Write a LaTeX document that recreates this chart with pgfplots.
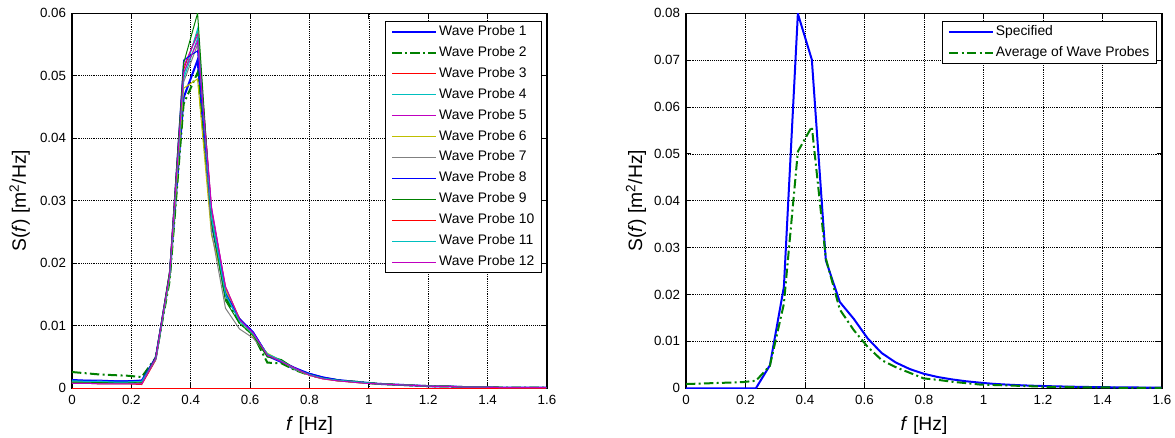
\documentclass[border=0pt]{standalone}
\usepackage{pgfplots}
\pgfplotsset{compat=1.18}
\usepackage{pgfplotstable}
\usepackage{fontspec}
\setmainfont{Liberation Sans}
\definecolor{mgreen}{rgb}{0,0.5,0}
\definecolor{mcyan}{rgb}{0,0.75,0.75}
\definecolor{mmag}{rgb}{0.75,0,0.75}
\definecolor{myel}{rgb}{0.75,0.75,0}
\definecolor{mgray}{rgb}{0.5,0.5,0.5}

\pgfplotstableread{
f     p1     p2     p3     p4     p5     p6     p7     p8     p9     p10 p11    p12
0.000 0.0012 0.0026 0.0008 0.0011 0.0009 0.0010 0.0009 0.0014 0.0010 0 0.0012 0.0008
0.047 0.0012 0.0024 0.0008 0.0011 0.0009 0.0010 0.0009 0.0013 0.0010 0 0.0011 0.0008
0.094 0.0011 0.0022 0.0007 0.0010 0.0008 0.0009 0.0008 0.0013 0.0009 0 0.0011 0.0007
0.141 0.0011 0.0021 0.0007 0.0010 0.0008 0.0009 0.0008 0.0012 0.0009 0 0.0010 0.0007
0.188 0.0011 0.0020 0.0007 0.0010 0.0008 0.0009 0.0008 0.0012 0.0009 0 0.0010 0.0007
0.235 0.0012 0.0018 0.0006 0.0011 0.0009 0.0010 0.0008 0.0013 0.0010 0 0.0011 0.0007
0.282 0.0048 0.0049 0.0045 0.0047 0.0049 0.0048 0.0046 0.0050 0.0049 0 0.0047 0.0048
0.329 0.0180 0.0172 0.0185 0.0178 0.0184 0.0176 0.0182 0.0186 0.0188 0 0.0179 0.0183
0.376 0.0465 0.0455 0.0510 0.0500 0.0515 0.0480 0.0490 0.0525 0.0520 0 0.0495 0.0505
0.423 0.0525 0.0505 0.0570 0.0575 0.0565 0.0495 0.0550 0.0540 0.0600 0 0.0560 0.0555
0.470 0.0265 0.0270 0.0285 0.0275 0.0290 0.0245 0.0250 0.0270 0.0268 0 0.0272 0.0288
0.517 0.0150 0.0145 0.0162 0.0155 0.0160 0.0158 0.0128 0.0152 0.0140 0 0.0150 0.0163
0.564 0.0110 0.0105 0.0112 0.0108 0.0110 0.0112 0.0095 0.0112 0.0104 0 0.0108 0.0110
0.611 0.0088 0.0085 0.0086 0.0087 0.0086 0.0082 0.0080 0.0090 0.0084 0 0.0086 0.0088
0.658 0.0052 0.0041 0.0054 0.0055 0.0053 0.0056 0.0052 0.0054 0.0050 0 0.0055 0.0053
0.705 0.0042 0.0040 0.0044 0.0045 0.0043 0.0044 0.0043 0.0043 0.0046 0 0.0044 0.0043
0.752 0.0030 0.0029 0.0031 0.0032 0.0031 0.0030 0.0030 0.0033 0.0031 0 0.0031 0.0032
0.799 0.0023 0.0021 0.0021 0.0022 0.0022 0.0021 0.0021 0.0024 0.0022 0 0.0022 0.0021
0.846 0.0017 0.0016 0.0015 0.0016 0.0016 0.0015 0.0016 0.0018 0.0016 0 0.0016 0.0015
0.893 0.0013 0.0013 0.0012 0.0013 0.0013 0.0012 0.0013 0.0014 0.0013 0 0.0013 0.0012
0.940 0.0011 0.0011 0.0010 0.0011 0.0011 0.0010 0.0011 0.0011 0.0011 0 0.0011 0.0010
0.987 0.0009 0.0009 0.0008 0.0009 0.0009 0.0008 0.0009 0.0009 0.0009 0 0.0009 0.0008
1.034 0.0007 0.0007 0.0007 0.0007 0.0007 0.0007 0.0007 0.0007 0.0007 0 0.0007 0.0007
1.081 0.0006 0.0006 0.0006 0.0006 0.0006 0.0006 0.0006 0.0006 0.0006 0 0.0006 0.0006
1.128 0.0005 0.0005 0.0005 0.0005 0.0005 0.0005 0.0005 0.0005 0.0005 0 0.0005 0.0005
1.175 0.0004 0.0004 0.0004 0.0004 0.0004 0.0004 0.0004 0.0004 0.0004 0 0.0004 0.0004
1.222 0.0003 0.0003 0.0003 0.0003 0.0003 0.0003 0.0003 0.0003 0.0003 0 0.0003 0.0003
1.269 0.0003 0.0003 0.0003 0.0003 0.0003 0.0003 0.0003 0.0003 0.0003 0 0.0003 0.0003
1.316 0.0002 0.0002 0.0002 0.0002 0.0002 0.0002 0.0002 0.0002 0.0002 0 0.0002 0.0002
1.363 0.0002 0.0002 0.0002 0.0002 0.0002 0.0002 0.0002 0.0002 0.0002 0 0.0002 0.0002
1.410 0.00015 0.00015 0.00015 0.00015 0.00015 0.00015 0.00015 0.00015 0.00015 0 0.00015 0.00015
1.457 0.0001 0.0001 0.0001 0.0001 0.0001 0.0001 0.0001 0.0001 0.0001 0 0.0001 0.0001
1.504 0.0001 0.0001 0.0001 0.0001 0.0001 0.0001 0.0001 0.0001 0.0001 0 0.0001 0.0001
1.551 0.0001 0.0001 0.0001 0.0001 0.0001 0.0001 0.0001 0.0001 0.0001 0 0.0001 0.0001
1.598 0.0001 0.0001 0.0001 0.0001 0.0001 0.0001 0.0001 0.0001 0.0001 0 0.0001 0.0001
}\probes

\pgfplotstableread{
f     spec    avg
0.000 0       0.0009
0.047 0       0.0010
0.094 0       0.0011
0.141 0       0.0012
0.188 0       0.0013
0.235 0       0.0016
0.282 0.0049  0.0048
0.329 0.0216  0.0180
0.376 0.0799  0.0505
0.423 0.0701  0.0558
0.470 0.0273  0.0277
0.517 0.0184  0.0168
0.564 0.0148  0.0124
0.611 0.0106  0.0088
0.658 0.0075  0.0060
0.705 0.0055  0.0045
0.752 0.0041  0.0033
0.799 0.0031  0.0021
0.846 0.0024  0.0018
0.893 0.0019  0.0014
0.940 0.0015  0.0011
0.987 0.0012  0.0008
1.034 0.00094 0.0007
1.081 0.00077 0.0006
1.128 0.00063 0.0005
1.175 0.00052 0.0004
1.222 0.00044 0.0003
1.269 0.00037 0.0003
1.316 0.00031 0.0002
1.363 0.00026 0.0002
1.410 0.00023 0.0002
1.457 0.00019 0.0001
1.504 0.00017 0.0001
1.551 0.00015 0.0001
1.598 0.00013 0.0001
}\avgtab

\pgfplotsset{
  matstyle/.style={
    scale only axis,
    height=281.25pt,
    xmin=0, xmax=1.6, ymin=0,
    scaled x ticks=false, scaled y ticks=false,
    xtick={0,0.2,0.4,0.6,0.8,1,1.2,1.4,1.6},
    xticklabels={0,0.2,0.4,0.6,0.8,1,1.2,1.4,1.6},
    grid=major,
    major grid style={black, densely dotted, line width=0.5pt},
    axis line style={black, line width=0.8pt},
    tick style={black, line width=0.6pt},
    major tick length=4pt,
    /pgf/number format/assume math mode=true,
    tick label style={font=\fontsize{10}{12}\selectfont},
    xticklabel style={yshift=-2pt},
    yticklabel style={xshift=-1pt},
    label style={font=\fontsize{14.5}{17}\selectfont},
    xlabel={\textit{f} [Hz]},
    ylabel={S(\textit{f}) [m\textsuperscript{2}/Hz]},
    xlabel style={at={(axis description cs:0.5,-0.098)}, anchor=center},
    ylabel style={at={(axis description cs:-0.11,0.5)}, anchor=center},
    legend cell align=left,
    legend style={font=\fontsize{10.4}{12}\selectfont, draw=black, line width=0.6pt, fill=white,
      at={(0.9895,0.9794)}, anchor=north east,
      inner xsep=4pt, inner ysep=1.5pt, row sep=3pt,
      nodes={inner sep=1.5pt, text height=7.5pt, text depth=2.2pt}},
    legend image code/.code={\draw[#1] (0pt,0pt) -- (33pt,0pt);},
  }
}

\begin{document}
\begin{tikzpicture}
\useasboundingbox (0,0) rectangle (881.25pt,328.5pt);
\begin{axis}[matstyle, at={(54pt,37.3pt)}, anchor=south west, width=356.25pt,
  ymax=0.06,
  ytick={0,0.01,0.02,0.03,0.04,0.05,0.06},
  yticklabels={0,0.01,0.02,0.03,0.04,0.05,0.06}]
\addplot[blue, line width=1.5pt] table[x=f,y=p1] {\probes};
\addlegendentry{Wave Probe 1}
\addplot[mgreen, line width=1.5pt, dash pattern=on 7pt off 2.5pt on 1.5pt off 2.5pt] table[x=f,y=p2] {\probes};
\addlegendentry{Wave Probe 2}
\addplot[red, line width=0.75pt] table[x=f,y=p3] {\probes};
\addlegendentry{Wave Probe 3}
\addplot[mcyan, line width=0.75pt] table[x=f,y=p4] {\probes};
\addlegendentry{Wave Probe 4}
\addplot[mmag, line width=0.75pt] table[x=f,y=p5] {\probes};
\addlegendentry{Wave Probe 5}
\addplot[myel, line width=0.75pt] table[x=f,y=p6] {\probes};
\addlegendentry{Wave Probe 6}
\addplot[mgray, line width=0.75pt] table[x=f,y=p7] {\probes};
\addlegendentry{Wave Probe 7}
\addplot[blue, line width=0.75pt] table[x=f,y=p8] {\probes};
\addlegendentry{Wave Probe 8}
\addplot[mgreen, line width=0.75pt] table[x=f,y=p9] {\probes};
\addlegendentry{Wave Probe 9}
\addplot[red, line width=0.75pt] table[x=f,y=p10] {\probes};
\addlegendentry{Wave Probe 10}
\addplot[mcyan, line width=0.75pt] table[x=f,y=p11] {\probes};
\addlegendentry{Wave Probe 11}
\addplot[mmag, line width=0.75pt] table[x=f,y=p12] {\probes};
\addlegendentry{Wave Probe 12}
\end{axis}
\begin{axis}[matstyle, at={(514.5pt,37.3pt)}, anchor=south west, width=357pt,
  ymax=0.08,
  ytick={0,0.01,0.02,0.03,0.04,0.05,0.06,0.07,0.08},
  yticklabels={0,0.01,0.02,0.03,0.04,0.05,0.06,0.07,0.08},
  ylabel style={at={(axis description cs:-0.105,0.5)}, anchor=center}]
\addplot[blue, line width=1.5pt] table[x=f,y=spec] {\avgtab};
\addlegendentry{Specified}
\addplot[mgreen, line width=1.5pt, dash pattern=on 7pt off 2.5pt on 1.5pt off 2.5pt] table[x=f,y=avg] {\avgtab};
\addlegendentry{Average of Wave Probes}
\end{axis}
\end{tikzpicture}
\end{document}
= = = =
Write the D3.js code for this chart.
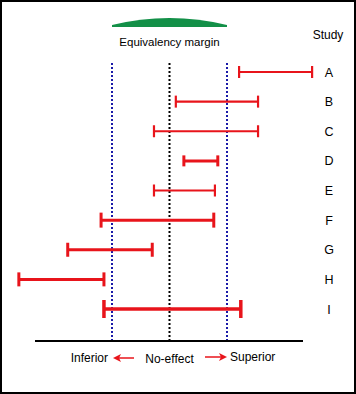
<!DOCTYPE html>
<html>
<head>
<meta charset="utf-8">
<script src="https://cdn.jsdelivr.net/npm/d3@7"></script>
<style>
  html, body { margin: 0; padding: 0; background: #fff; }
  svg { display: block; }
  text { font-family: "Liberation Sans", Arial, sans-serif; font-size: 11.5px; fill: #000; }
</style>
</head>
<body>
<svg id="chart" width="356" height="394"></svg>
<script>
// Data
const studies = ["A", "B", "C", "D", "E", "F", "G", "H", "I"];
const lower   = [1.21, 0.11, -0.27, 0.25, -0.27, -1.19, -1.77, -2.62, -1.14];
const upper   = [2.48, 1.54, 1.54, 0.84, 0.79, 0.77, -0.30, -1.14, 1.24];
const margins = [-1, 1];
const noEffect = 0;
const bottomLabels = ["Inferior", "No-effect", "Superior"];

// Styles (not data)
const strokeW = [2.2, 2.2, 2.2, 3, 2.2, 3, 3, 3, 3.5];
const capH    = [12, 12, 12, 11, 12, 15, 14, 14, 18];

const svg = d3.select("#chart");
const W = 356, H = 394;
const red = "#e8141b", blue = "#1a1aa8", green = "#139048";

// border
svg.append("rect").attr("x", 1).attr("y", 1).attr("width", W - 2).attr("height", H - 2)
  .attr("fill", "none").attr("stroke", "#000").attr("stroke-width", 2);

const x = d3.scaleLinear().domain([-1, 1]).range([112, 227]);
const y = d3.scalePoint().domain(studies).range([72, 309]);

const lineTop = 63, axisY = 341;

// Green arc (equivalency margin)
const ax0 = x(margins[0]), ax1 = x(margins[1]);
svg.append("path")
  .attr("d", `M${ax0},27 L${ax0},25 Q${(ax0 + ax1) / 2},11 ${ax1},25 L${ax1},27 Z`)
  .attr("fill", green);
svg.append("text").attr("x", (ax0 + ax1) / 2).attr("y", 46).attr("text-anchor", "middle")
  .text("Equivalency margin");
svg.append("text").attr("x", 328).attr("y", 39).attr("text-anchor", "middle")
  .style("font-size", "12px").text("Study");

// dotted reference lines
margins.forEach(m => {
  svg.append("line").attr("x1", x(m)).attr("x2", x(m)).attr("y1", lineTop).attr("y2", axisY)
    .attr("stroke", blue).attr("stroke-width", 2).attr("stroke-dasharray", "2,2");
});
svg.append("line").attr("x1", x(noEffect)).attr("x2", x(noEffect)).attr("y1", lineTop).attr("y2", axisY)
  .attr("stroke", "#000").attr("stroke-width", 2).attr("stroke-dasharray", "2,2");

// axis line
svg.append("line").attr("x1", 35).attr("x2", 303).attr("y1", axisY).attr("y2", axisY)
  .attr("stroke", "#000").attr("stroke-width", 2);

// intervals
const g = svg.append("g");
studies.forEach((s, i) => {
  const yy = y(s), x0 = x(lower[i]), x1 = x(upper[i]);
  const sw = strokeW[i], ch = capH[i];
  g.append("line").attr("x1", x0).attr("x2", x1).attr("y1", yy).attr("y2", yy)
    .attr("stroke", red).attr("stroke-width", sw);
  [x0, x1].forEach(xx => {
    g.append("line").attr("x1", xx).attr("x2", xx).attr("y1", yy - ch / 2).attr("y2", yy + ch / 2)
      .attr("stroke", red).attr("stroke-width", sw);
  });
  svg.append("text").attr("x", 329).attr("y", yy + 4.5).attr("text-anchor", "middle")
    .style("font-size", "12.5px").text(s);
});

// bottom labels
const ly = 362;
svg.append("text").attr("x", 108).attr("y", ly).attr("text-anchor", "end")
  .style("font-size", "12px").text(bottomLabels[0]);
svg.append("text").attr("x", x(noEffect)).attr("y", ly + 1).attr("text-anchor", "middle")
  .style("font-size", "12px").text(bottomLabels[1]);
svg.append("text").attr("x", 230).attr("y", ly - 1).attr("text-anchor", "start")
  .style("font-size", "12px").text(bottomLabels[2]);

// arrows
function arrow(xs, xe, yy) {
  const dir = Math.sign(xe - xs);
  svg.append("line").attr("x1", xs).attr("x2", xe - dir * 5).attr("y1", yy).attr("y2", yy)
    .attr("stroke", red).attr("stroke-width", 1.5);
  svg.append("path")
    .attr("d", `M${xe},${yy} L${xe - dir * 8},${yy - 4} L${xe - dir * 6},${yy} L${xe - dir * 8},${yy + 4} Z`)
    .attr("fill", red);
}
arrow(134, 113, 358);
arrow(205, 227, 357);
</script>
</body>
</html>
= = = =
(WHAT YOU HAVE TO DO)
Each line that holds the word "code" is to be copied.

(IN RESPONSE)
    legend image code/.code={\draw[#1] (0pt,0pt) -- (33pt,0pt);},
Write the D3.js code for this chart.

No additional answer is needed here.